**The exercise**: Pictures stay out of the copy; set down each line of the listing below exactly.

● ● ● ● ●

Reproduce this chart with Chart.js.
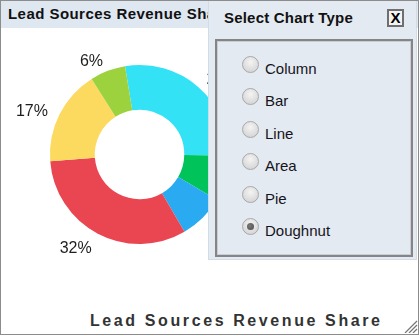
<!DOCTYPE html>
<html>
<head>
<meta charset="utf-8">
<script src="https://cdn.jsdelivr.net/npm/chart.js@4"></script>
<style>
  body { margin: 0; width: 420px; height: 336px; overflow: hidden; background: #fff; font-family: "Liberation Sans", Arial, sans-serif; }
  #frame { position: absolute; left: 0; top: 0; width: 417px; height: 333px; border: 1px solid #8c8c8c; background: #fff; }
  #titlebar { position: absolute; left: 1px; top: 1px; width: 417px; height: 27px; background: #dfe7f1; }
  #topTitle { position: absolute; left: 8px; top: 5px; font-size: 15px; line-height: 17px; font-weight: bold; color: #111; white-space: nowrap; letter-spacing: 0.45px; }
  #chartBox { position: absolute; left: 0; top: 30px; width: 280px; height: 250px; }
  #bottomTitle { position: absolute; left: 90px; top: 312px; font-size: 16px; line-height: 18px; font-weight: bold; color: #333; letter-spacing: 2.6px; white-space: nowrap; }
  #grip { position: absolute; left: 403px; top: 319px; }
  #popup { position: absolute; left: 208px; top: 1px; width: 207px; height: 258px; background: #e4eaf1; border: 1px solid #d3dbe6; border-top: none; }
  #popTitle { position: absolute; left: 224px; top: 9px; font-size: 15px; line-height: 17px; font-weight: bold; color: #111; letter-spacing: 0.2px; }
  #closeBtn { position: absolute; left: 387px; top: 9px; width: 13px; height: 14px; border: 2px solid #6f6f6f; background: #f3f3f3; font-size: 15px; line-height: 14px; font-weight: bold; text-align: center; color: #000; }
  #typeBox { position: absolute; left: 215px; top: 39px; width: 194px; height: 214px; border: 2px solid #858585; box-shadow: inset 0 0 0 1px #c9ced6; background: #e4eaf1; }
  .opt { position: absolute; left: 265px; font-size: 15px; line-height: 17px; color: #141420; }
  .radio { position: absolute; left: 242px; width: 15px; height: 15px; border: 1px solid #a8a8a8; border-radius: 50%;
           background: radial-gradient(circle at 50% 35%, #f4f4f4 0%, #dddddd 60%, #cecece 100%); }
  .radio.on::after { content: ""; position: absolute; left: 4px; top: 4px; width: 7px; height: 7px; border-radius: 50%;
           background: radial-gradient(circle at 40% 40%, #7a7a7a, #4a4a4a); }
</style>
</head>
<body>
<div id="frame"></div>
<div id="titlebar"></div>
<div id="topTitle">Lead Sources Revenue Share</div>
<div id="chartBox"><canvas id="leadChart" width="280" height="250"></canvas></div>
<div id="bottomTitle">Lead Sources Revenue Share</div>
<svg id="grip" width="15" height="14">
  <line x1="14" y1="2" x2="2" y2="14" stroke="#777" stroke-width="1.2"/>
  <line x1="14" y1="6" x2="6" y2="14" stroke="#777" stroke-width="1.2"/>
  <line x1="14" y1="10" x2="10" y2="14" stroke="#777" stroke-width="1.2"/>
</svg>
<div id="popup"></div>
<div id="popTitle">Select Chart Type</div>
<div id="closeBtn">X</div>
<div id="typeBox"></div>
<div id="options"></div>

<script>
// lead sources, clockwise from just left of 12 o'clock
const sources = ['Website', 'Email', 'Social Media', 'Referral', 'Trade Show', 'Cold Call'];
const revenueShare = [27.8, 8.2, 8.2, 32.2, 17.2, 6.4];
const sliceColors = ['#34e2f6', '#00c45a', '#2aaaf0', '#ea4652', '#fcd95f', '#9dd23f'];
const chartTypes = ['Column', 'Bar', 'Line', 'Area', 'Pie', 'Doughnut'];
const selectedType = 'Doughnut';

// radio list in the popup
const optBox = document.getElementById('options');
chartTypes.forEach((t, i) => {
    const top = 60 + i * 32.4;
    const r = document.createElement('div');
    r.className = 'radio' + (t === selectedType ? ' on' : '');
    r.style.top = (top - 4) + 'px';
    const lbl = document.createElement('div');
    lbl.className = 'opt';
    lbl.style.top = top + 'px';
    lbl.textContent = t;
    optBox.appendChild(r);
    optBox.appendChild(lbl);
});

// percent labels just outside the ring
const outsideLabels = {
    id: 'outsideLabels',
    afterDatasetsDraw(chart) {
        const ctx = chart.ctx;
        const meta = chart.getDatasetMeta(0);
        const total = revenueShare.reduce((a, b) => a + b, 0);
        ctx.save();
        ctx.font = '16px "Liberation Sans", Arial, sans-serif';
        ctx.fillStyle = '#1e1e1e';
        ctx.textBaseline = 'middle';
        meta.data.forEach((arc, i) => {
            const mid = (arc.startAngle + arc.endAngle) / 2;
            const r = arc.outerRadius + 13;
            const x = arc.x + Math.cos(mid) * r;
            const y = arc.y + Math.sin(mid) * r + 3;
            ctx.textAlign = Math.cos(mid) < 0 ? 'right' : 'left';
            ctx.fillText(Math.round(revenueShare[i] / total * 100) + '%', x, y);
        });
        ctx.restore();
    }
};

new Chart(document.getElementById('leadChart'), {
    type: 'doughnut',
    data: {
        labels: sources,
        datasets: [{
            data: revenueShare,
            backgroundColor: sliceColors,
            borderWidth: 0
        }]
    },
    options: {
        responsive: false,
        animation: false,
        rotation: -9.3,
        cutout: '50%',
        layout: { padding: { left: 50, right: 51, top: 35, bottom: 36 } },
        plugins: {
            legend: { display: false },
            tooltip: { enabled: false }
        }
    },
    plugins: [outsideLabels]
});
</script>
</body>
</html>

● ● ● ● ●

**Worked solution**:
Reproduce this chart with Chart.js.
<!DOCTYPE html>
<html>
<head>
<meta charset="utf-8">
<script src="https://cdn.jsdelivr.net/npm/chart.js@4"></script>
<style>
  body { margin: 0; width: 420px; height: 336px; overflow: hidden; background: #fff; font-family: "Liberation Sans", Arial, sans-serif; }
  #frame { position: absolute; left: 0; top: 0; width: 417px; height: 333px; border: 1px solid #8c8c8c; background: #fff; }
  #titlebar { position: absolute; left: 1px; top: 1px; width: 417px; height: 27px; background: #dfe7f1; }
  #topTitle { position: absolute; left: 8px; top: 5px; font-size: 15px; line-height: 17px; font-weight: bold; color: #111; white-space: nowrap; letter-spacing: 0.45px; }
  #chartBox { position: absolute; left: 0; top: 30px; width: 280px; height: 250px; }
  #bottomTitle { position: absolute; left: 90px; top: 312px; font-size: 16px; line-height: 18px; font-weight: bold; color: #333; letter-spacing: 2.6px; white-space: nowrap; }
  #grip { position: absolute; left: 403px; top: 319px; }
  #popup { position: absolute; left: 208px; top: 1px; width: 207px; height: 258px; background: #e4eaf1; border: 1px solid #d3dbe6; border-top: none; }
  #popTitle { position: absolute; left: 224px; top: 9px; font-size: 15px; line-height: 17px; font-weight: bold; color: #111; letter-spacing: 0.2px; }
  #closeBtn { position: absolute; left: 387px; top: 9px; width: 13px; height: 14px; border: 2px solid #6f6f6f; background: #f3f3f3; font-size: 15px; line-height: 14px; font-weight: bold; text-align: center; color: #000; }
  #typeBox { position: absolute; left: 215px; top: 39px; width: 194px; height: 214px; border: 2px solid #858585; box-shadow: inset 0 0 0 1px #c9ced6; background: #e4eaf1; }
  .opt { position: absolute; left: 265px; font-size: 15px; line-height: 17px; color: #141420; }
  .radio { position: absolute; left: 242px; width: 15px; height: 15px; border: 1px solid #a8a8a8; border-radius: 50%;
           background: radial-gradient(circle at 50% 35%, #f4f4f4 0%, #dddddd 60%, #cecece 100%); }
  .radio.on::after { content: ""; position: absolute; left: 4px; top: 4px; width: 7px; height: 7px; border-radius: 50%;
           background: radial-gradient(circle at 40% 40%, #7a7a7a, #4a4a4a); }
</style>
</head>
<body>
<div id="frame"></div>
<div id="titlebar"></div>
<div id="topTitle">Lead Sources Revenue Share</div>
<div id="chartBox"><canvas id="leadChart" width="280" height="250"></canvas></div>
<div id="bottomTitle">Lead Sources Revenue Share</div>
<svg id="grip" width="15" height="14">
  <line x1="14" y1="2" x2="2" y2="14" stroke="#777" stroke-width="1.2"/>
  <line x1="14" y1="6" x2="6" y2="14" stroke="#777" stroke-width="1.2"/>
  <line x1="14" y1="10" x2="10" y2="14" stroke="#777" stroke-width="1.2"/>
</svg>
<div id="popup"></div>
<div id="popTitle">Select Chart Type</div>
<div id="closeBtn">X</div>
<div id="typeBox"></div>
<div id="options"></div>

<script>
// lead sources, clockwise from just left of 12 o'clock
const sources = ['Website', 'Email', 'Social Media', 'Referral', 'Trade Show', 'Cold Call'];
const revenueShare = [27.8, 8.2, 8.2, 32.2, 17.2, 6.4];
const sliceColors = ['#34e2f6', '#00c45a', '#2aaaf0', '#ea4652', '#fcd95f', '#9dd23f'];
const chartTypes = ['Column', 'Bar', 'Line', 'Area', 'Pie', 'Doughnut'];
const selectedType = 'Doughnut';

// radio list in the popup
const optBox = document.getElementById('options');
chartTypes.forEach((t, i) => {
    const top = 60 + i * 32.4;
    const r = document.createElement('div');
    r.className = 'radio' + (t === selectedType ? ' on' : '');
    r.style.top = (top - 4) + 'px';
    const lbl = document.createElement('div');
    lbl.className = 'opt';
    lbl.style.top = top + 'px';
    lbl.textContent = t;
    optBox.appendChild(r);
    optBox.appendChild(lbl);
});

// percent labels just outside the ring
const outsideLabels = {
    id: 'outsideLabels',
    afterDatasetsDraw(chart) {
        const ctx = chart.ctx;
        const meta = chart.getDatasetMeta(0);
        const total = revenueShare.reduce((a, b) => a + b, 0);
        ctx.save();
        ctx.font = '16px "Liberation Sans", Arial, sans-serif';
        ctx.fillStyle = '#1e1e1e';
        ctx.textBaseline = 'middle';
        meta.data.forEach((arc, i) => {
            const mid = (arc.startAngle + arc.endAngle) / 2;
            const r = arc.outerRadius + 13;
            const x = arc.x + Math.cos(mid) * r;
            const y = arc.y + Math.sin(mid) * r + 3;
            ctx.textAlign = Math.cos(mid) < 0 ? 'right' : 'left';
            ctx.fillText(Math.round(revenueShare[i] / total * 100) + '%', x, y);
        });
        ctx.restore();
    }
};

new Chart(document.getElementById('leadChart'), {
    type: 'doughnut',
    data: {
        labels: sources,
        datasets: [{
            data: revenueShare,
            backgroundColor: sliceColors,
            borderWidth: 0
        }]
    },
    options: {
        responsive: false,
        animation: false,
        rotation: -9.3,
        cutout: '50%',
        layout: { padding: { left: 50, right: 51, top: 35, bottom: 36 } },
        plugins: {
            legend: { display: false },
            tooltip: { enabled: false }
        }
    },
    plugins: [outsideLabels]
});
</script>
</body>
</html>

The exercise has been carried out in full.